Underwriting was natural to me. It was just putting puzzles together and you’re hopefully helping people get into the home of their dreams.

I was promoted and stayed in that kind of role and was able to do that throughout in Bank of America. (Barnett evolved into Bank of America.)

I worked there for 27 years, all in the mortgage area.

The division closed, I was laid off and through volunteer activities, I played the piano for  chapel services at a retirement community.

The pastor said Beth is looking for a job, please pray for her. One of the women I had gotten to know said her daughter was an underwriter.

It turns out her boss was someone I had mentored 20 years ago.

The person I would be working for, I found out had a mutual friend, and that’s how I got to Florida Capital Bank.

That was a little more than seven years ago.

We’re primarily a business bank.

We focus on small business, large business, and supporting them with lending and depository products.

On the mortgage side, we work with brokers all over the country.

Our main tenet is excellent customer service and personalization.

We will hold your hand through the entire process and we’ll be there for you.

We have two formal nonprofit partnerships in Jacksonville, and also support other organizations here and where our other bank branches are in Florida.
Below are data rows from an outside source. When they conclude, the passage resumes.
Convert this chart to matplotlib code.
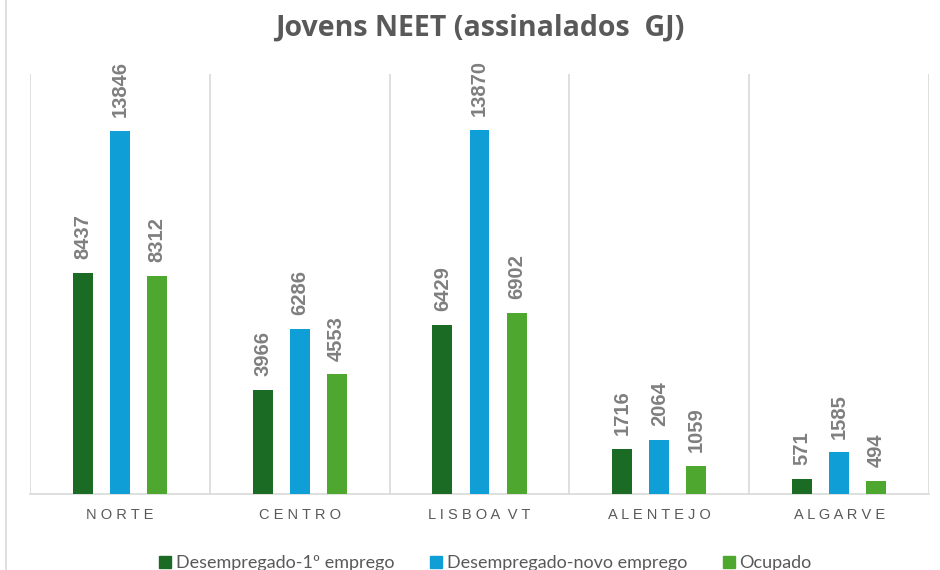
import numpy as np
import matplotlib.pyplot as plt
from matplotlib.lines import Line2D

regioes = ["NORTE", "CENTRO", "LISBOA VT", "ALENTEJO", "ALGARVE"]
primeiro_emprego = [8437, 3966, 6429, 1716, 571]
novo_emprego = [13846, 6286, 13870, 2064, 1585]
ocupado = [8312, 4553, 6902, 1059, 494]
series_nomes = ["Desempregado-1º emprego", "Desempregado-novo emprego", "Ocupado"]
cores = ["#1B6B24", "#0F9ED5", "#4EA72E"]

plt.rcParams['font.family'] = ['Liberation Sans', 'DejaVu Sans']

fig = plt.figure(figsize=(9.4, 5.7), dpi=100)
ax = fig.add_axes([30/940, 1 - 494/570, 899/940, 420/570])

x = np.arange(len(regioes))
largura = 0.111
passo = 0.206
series = [primeiro_emprego, novo_emprego, ocupado]
for i, (vals, cor, nome) in enumerate(zip(series, cores, series_nomes)):
    barras = ax.bar(x + (i - 1) * passo, vals, width=largura, color=cor, label=nome, zorder=3)
    ax.bar_label(barras, labels=[str(v) for v in vals], rotation=90, padding=10,
                 fontsize=14.5, fontweight='bold', color='#7F7F7F')

ax.set_xlim(-0.5, len(regioes) - 0.5)
ax.set_ylim(0, 16000)
ax.set_yticks([])
ax.set_xticks(x)
ax.set_xticklabels([" ".join(r).replace("   ", "  ") for r in regioes],
                   fontsize=10.5, color='#595959')
ax.tick_params(axis='x', length=0, pad=10)
for b in np.arange(-0.5, len(regioes), 1.0):
    ax.axvline(b, color='#D9D9D9', lw=1.2, zorder=1)
for s in ['top', 'right', 'left']:
    ax.spines[s].set_visible(False)
ax.spines['bottom'].set_color('#D9D9D9')
ax.spines['bottom'].set_linewidth(1.2)

fig.text(480/940, 1 - 28/570, "Jovens NEET (assinalados  GJ)", ha='center', va='center',
         fontsize=20.5, fontweight='bold', color='#595959', family=['Open Sans', 'DejaVu Sans'])

handles = [Line2D([], [], marker='s', ls='', markersize=8, color=c) for c in cores]
fig.legend(handles, series_nomes, loc='center', bbox_to_anchor=(484/940, 1 - 563/570),
           ncol=3, frameon=False, labelcolor='#595959',
           prop={'family': ['Lato', 'DejaVu Sans'], 'size': 13},
           handletextpad=0.1, columnspacing=1.8, handlelength=1.0)

fig.add_artist(Line2D([6/940, 6/940], [0, 1], color='#D9D9D9', lw=1.2))

fig.savefig("out.png", dpi=100)
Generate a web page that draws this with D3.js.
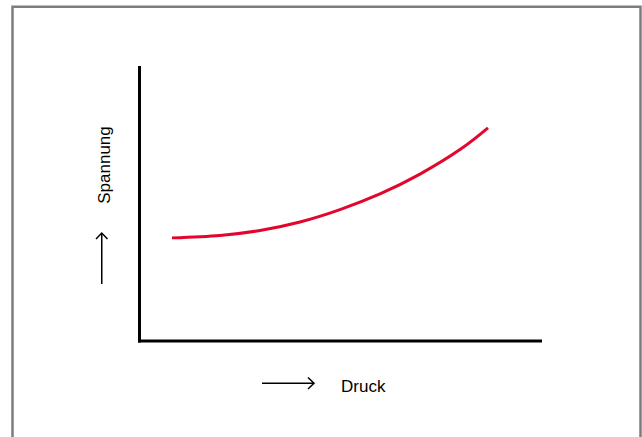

We have had a partnership with Raines High School since 2018, which includes monetary donations for the ROTC program to help them travel or take the students to military bases so they can see what it’s like if they want to join the military.

And this year, we were the title sponsor for Operation New Hope’s inaugural Hope Starts Here 5K. (The group provides support and training for people affected by the criminal justice system.)

Last year we were a sponsor for their golf tournament.

That’s important to our CEO and to me, because we all deserve second chances and we probably had them more frequently than we realize, and maybe didn’t even realize it was a second chance.